I don't know Alan Reynolds. Apparently he writes for the funny pages of the Wall Street Journal. Thus, I assume, he must be a serial prevaricator. Anyway, apparently the other day he wrote:
"The incessantly repeated claim that income inequality has widened dramatically over the past 20 years is founded entirely on [Piketty and Saez's] seriously flawed and greatly misunderstood estimates of the top 1% alleged share of something or other"
I don't know what "20 years" has to do with anything. And Piketty and Saez's novel contribution was not the documentation of increased inequality.

A fundamental contrast in the Post (World) War (II) period in the United States is that between the staircase and the picket fence. During the Golden Age, income increased about the same rate for all quintiles. That is the picket fence. About 1970, maybe with the end of the Bretton Woods system, something changed. Then one sees the staircase pattern, shown below. As I understand it, this pattern holds across a wide variety of time series (e.g., individuals or families) on various types of data (e.g., income, wealth, or wages). Details differ, of course, depending on exact time periods or time series used. For example, the first step falls, instead of rising a small amount, only in some periods for some measures. (And income mobility did not improve during the staircase years, either.)

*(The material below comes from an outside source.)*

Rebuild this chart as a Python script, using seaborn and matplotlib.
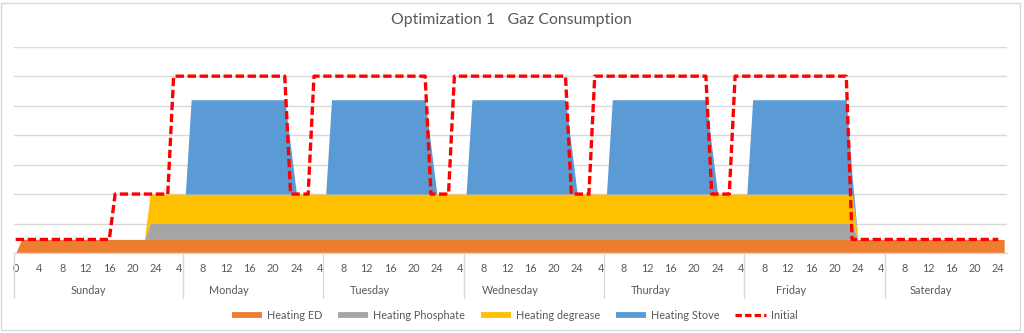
import numpy as np
import pandas as pd
import matplotlib
matplotlib.use("Agg")
import matplotlib.pyplot as plt
from matplotlib.lines import Line2D
from matplotlib.patches import Rectangle
import seaborn as sns

# ---------------- data (hourly, category index 0..169) ----------------
heating_ed = [
    0, 23, 23, 23, 23, 23, 23, 23, 23, 23,
    23, 23, 23, 23, 23, 23, 23, 23, 23, 23,
    23, 23, 23, 23, 23, 23, 23, 23, 23, 23,
    23, 23, 23, 23, 23, 23, 23, 23, 23, 23,
    23, 23, 23, 23, 23, 23, 23, 23, 23, 23,
    23, 23, 23, 23, 23, 23, 23, 23, 23, 23,
    23, 23, 23, 23, 23, 23, 23, 23, 23, 23,
    23, 23, 23, 23, 23, 23, 23, 23, 23, 23,
    23, 23, 23, 23, 23, 23, 23, 23, 23, 23,
    23, 23, 23, 23, 23, 23, 23, 23, 23, 23,
    23, 23, 23, 23, 23, 23, 23, 23, 23, 23,
    23, 23, 23, 23, 23, 23, 23, 23, 23, 23,
    23, 23, 23, 23, 23, 23, 23, 23, 23, 23,
    23, 23, 23, 23, 23, 23, 23, 23, 23, 23,
    23, 23, 23, 23, 23, 23, 23, 23, 23, 23,
    23, 23, 23, 23, 23, 23, 23, 23, 23, 23,
    23, 23, 23, 23, 23, 23, 23, 23, 23, 23,
]
heating_phosphate = [
    0, 0, 0, 0, 0, 0, 0, 0, 0, 0,
    0, 0, 0, 0, 0, 0, 0, 0, 0, 0,
    0, 0, 0, 27, 27, 27, 27, 27, 27, 27,
    27, 27, 27, 27, 27, 27, 27, 27, 27, 27,
    27, 27, 27, 27, 27, 27, 27, 27, 27, 27,
    27, 27, 27, 27, 27, 27, 27, 27, 27, 27,
    27, 27, 27, 27, 27, 27, 27, 27, 27, 27,
    27, 27, 27, 27, 27, 27, 27, 27, 27, 27,
    27, 27, 27, 27, 27, 27, 27, 27, 27, 27,
    27, 27, 27, 27, 27, 27, 27, 27, 27, 27,
    27, 27, 27, 27, 27, 27, 27, 27, 27, 27,
    27, 27, 27, 27, 27, 27, 27, 27, 27, 27,
    27, 27, 27, 27, 27, 27, 27, 27, 27, 27,
    27, 27, 27, 27, 27, 27, 27, 27, 27, 27,
    27, 27, 27, 27, 0, 0, 0, 0, 0, 0,
    0, 0, 0, 0, 0, 0, 0, 0, 0, 0,
    0, 0, 0, 0, 0, 0, 0, 0, 0, 0,
]
heating_degrease = [
    0, 0, 0, 0, 0, 0, 0, 0, 0, 0,
    0, 0, 0, 0, 0, 0, 0, 0, 0, 0,
    0, 0, 0, 50, 50, 50, 50, 50, 50, 50,
    50, 50, 50, 50, 50, 50, 50, 50, 50, 50,
    50, 50, 50, 50, 50, 50, 50, 50, 50, 50,
    50, 50, 50, 50, 50, 50, 50, 50, 50, 50,
    50, 50, 50, 50, 50, 50, 50, 50, 50, 50,
    50, 50, 50, 50, 50, 50, 50, 50, 50, 50,
    50, 50, 50, 50, 50, 50, 50, 50, 50, 50,
    50, 50, 50, 50, 50, 50, 50, 50, 50, 50,
    50, 50, 50, 50, 50, 50, 50, 50, 50, 50,
    50, 50, 50, 50, 50, 50, 50, 50, 50, 50,
    50, 50, 50, 50, 50, 50, 50, 50, 50, 50,
    50, 50, 50, 50, 50, 50, 50, 50, 50, 50,
    50, 50, 50, 50, 0, 0, 0, 0, 0, 0,
    0, 0, 0, 0, 0, 0, 0, 0, 0, 0,
    0, 0, 0, 0, 0, 0, 0, 0, 0, 0,
]
heating_stove = [
    0, 0, 0, 0, 0, 0, 0, 0, 0, 0,
    0, 0, 0, 0, 0, 0, 0, 0, 0, 0,
    0, 0, 0, 0, 0, 0, 0, 0, 0, 0,
    160, 160, 160, 160, 160, 160, 160, 160, 160, 160,
    160, 160, 160, 160, 160, 160, 160, 80, 0, 0,
    0, 0, 0, 0, 160, 160, 160, 160, 160, 160,
    160, 160, 160, 160, 160, 160, 160, 160, 160, 160,
    160, 80, 0, 0, 0, 0, 0, 0, 160, 160,
    160, 160, 160, 160, 160, 160, 160, 160, 160, 160,
    160, 160, 160, 160, 160, 80, 0, 0, 0, 0,
    0, 0, 160, 160, 160, 160, 160, 160, 160, 160,
    160, 160, 160, 160, 160, 160, 160, 160, 160, 80,
    0, 0, 0, 0, 0, 0, 160, 160, 160, 160,
    160, 160, 160, 160, 160, 160, 160, 160, 160, 160,
    160, 160, 160, 30, 0, 0, 0, 0, 0, 0,
    0, 0, 0, 0, 0, 0, 0, 0, 0, 0,
    0, 0, 0, 0, 0, 0, 0, 0, 0, 0,
]
initial = [
    23, 23, 23, 23, 23, 23, 23, 23, 23, 23,
    23, 23, 23, 23, 23, 23, 23, 100, 100, 100,
    100, 100, 100, 100, 100, 100, 100, 300, 300, 300,
    300, 300, 300, 300, 300, 300, 300, 300, 300, 300,
    300, 300, 300, 300, 300, 300, 300, 100, 100, 100,
    100, 300, 300, 300, 300, 300, 300, 300, 300, 300,
    300, 300, 300, 300, 300, 300, 300, 300, 300, 300,
    300, 100, 100, 100, 100, 300, 300, 300, 300, 300,
    300, 300, 300, 300, 300, 300, 300, 300, 300, 300,
    300, 300, 300, 300, 300, 100, 100, 100, 100, 300,
    300, 300, 300, 300, 300, 300, 300, 300, 300, 300,
    300, 300, 300, 300, 300, 300, 300, 300, 300, 100,
    100, 100, 100, 300, 300, 300, 300, 300, 300, 300,
    300, 300, 300, 300, 300, 300, 300, 300, 300, 300,
    300, 300, 300, 23, 23, 23, 23, 23, 23, 23,
    23, 23, 23, 23, 23, 23, 23, 23, 23, 23,
    23, 23, 23, 23, 23, 23, 23, 23, 23, None,
]

hour_labels = ["0",
               "4", "8", "12", "16", "20", "24",
               "4", "8", "12", "16", "20", "24",
               "4", "8", "12", "16", "20", "24",
               "4", "8", "12", "16", "20", "24",
               "4", "8", "12", "16", "20", "24",
               "4", "8", "12", "16", "20", "24",
               "4", "8", "12", "16", "20", "24"]
days = ["Sunday", "Monday", "Tuesday", "Wednesday", "Thurday", "Friday", "Saterday"]
series_names = ["Heating ED", "Heating Phosphate", "Heating degrease", "Heating Stove"]
title = "Optimization 1   Gaz Consumption"

# ---------------- style ----------------
sns.set_theme(style="white")
plt.rcParams["font.family"] = ["Lato", "DejaVu Sans"]
TXT = "#595959"
GRID = "#d9d9d9"
colors = ["#ED7D31", "#A5A5A5", "#FFC000", "#5B9BD5"]
RED = "#FF0000"

n = len(heating_ed)
df = pd.DataFrame({
    "hour": np.arange(n),
    "Heating ED": heating_ed,
    "Heating Phosphate": heating_phosphate,
    "Heating degrease": heating_degrease,
    "Heating Stove": heating_stove,
    "Initial": pd.to_numeric(pd.Series(initial), errors="coerce"),
})

W, H = 1024, 333
fig = plt.figure(figsize=(W / 100, H / 100), dpi=100)
fig.patch.set_facecolor("white")

x_left, x_right, y_top, y_bot = 14.3, 1006.7, 46.7, 253.0
ax = fig.add_axes([x_left / W, (H - y_bot) / H, (x_right - x_left) / W, (y_bot - y_top) / H])

# scale: pixel = 15.7 + 5.849 * hour
px_per_h = 5.849
x0_px = 15.7
xmin = (x_left - x0_px) / px_per_h
xmax = (x_right - x0_px) / px_per_h

ax.stackplot(df["hour"], [df[c] for c in series_names], colors=colors, linewidth=0, zorder=2)
sns.lineplot(data=df, x="hour", y="Initial", ax=ax, color=RED, linewidth=2.4,
             linestyle=(0, (2.5, 1.1)), zorder=3, legend=False)

ax.set_xlim(xmin, xmax)
ax.set_ylim(0, 350)
ax.set_yticks(np.arange(0, 351, 50))
ax.set_yticklabels([])
ax.yaxis.grid(True, color=GRID, linewidth=1.0)
ax.xaxis.grid(False)
ax.set_axisbelow(True)
for s in ["left", "right", "top"]:
    ax.spines[s].set_visible(False)
ax.spines["bottom"].set_color(GRID)
ax.spines["bottom"].set_linewidth(1.0)
ax.set_xlabel("")
ax.set_ylabel("")

tick_pos = np.arange(0, 169, 4)
ax.set_xticks(tick_pos)
ax.set_xticklabels(hour_labels, fontsize=7.8, color=TXT)
ax.tick_params(axis="x", length=0, pad=7)
ax.tick_params(axis="y", length=0)

# day group labels and dividers
trans = ax.get_xaxis_transform()
plot_h = y_bot - y_top
day_y = -(290.7 - y_bot) / plot_h
div_y = -(297.5 - y_bot) / plot_h
for k, d in enumerate(days):
    ax.text(12.5 + 24 * k, day_y, d, transform=trans, ha="center", va="center",
            fontsize=7.8, color=TXT)
div_x = [xmin] + [28.6 + 24 * k for k in range(6)]
for xv in div_x:
    ax.plot([xv, xv], [0, div_y], transform=trans, color=GRID, linewidth=1.0, clip_on=False)

# title
fig.text(511.5 / W, 1 - 20 / H, title, ha="center", va="center", fontsize=11.4, color=TXT)

# legend
handles = [Line2D([0], [0], color=c, linewidth=4.2, solid_capstyle="butt") for c in colors]
handles.append(Line2D([0], [0], color=RED, linewidth=2.3, linestyle=(0, (2.0, 1.0))))
fig.legend(handles, series_names + ["Initial"], ncol=5, loc="center",
           bbox_to_anchor=(514.5 / W, 1 - 315.5 / H), frameon=False, fontsize=7.8,
           labelcolor=TXT, handlelength=2.8, handletextpad=0.45, columnspacing=1.45)

# chart border
fig.patches.append(Rectangle((1 / W, 3 / H), 1019 / W, 327 / H, transform=fig.transFigure,
                             fill=False, edgecolor=GRID, linewidth=1.0))

fig.savefig("out.png", dpi=100)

I could look for many references, other than Piketty and Saez, that draw the same basic picture. But I think I'll construct the staircase myself with some data from the U.S. Census Bureau. Figure 1 shows the staircase. Figure 2 shows the same data, analyzed a different way. It also shows a log-linear regression line, from which one can extrapolate how much the income of the top 1%, for example, has increased over the same period. If one wanted, one could fit a regression with each year. This would estimate a time series over the period.